» **Objective**
Without the pictures, extract every line from the start of the material to the line containing "import pandas as pd", both ends included.

» **Recorded data**
## BEGIN

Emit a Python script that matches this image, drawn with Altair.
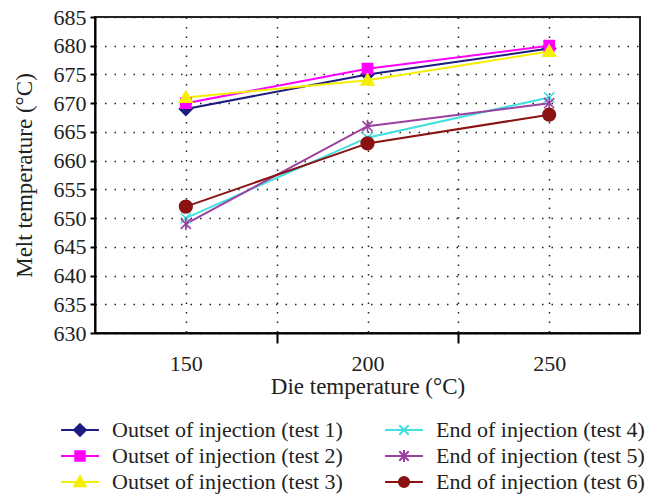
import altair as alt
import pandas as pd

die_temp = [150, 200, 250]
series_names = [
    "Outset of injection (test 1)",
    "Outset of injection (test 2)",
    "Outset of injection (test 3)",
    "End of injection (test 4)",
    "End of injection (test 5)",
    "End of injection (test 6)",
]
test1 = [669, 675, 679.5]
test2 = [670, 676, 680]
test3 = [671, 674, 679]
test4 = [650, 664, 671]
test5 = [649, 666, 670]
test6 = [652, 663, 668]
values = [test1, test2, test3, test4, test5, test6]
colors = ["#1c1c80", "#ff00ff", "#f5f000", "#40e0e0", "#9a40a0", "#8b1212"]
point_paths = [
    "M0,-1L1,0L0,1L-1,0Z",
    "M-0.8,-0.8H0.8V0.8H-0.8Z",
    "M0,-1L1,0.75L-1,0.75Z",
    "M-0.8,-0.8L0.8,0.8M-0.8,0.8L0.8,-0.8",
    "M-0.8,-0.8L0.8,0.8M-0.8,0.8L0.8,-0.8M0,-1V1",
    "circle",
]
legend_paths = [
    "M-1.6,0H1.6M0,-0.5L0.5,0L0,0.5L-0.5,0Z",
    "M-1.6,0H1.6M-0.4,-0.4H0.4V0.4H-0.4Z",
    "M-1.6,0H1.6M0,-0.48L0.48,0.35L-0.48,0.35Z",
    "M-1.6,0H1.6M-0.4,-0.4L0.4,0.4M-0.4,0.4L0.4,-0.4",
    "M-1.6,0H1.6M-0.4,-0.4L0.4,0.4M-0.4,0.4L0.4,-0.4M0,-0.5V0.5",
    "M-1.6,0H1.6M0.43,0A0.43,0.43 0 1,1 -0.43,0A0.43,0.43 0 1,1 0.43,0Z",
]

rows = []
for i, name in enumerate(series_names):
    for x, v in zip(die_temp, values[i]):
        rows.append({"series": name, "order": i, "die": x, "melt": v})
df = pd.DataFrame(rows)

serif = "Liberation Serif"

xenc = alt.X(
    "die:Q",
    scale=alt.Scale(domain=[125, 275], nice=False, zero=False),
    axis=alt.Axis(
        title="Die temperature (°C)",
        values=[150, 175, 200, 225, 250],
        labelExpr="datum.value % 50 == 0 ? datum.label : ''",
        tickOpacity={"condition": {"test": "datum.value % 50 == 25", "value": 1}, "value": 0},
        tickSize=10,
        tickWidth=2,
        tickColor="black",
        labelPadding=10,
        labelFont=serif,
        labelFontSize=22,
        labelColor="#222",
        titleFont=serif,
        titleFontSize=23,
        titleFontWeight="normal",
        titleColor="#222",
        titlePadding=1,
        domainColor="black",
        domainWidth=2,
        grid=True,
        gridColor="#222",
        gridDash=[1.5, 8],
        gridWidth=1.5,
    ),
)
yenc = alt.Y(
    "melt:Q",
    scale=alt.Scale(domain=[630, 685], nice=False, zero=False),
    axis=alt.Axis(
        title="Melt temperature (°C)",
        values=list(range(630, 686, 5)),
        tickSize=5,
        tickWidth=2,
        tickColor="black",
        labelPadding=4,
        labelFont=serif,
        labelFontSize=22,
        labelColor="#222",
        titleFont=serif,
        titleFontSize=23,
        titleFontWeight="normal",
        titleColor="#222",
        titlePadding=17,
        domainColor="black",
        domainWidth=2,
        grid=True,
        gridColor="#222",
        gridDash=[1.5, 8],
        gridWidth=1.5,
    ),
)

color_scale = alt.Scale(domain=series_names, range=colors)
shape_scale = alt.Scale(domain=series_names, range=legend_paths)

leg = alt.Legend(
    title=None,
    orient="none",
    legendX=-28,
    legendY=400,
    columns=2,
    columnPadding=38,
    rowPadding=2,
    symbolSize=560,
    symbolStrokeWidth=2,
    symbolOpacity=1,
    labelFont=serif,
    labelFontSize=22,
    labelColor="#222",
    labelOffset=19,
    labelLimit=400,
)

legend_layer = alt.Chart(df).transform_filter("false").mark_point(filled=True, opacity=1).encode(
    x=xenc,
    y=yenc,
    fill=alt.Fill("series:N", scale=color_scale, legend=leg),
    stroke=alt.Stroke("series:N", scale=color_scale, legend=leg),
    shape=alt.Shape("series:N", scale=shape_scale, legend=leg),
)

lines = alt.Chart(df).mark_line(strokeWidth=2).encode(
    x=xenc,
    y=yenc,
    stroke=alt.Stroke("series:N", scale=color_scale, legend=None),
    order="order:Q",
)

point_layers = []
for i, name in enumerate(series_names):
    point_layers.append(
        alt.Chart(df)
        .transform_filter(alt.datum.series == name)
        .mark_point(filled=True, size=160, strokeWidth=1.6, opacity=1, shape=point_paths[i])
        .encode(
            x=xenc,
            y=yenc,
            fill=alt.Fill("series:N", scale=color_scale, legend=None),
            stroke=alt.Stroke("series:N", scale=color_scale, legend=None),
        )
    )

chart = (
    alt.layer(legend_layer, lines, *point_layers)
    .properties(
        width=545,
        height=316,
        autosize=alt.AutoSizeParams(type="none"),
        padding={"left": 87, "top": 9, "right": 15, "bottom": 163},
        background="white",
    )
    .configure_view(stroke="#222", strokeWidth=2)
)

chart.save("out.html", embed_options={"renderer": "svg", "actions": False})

## END

» **Task response**
Emit a Python script that matches this image, drawn with Altair.
import altair as alt
import pandas as pd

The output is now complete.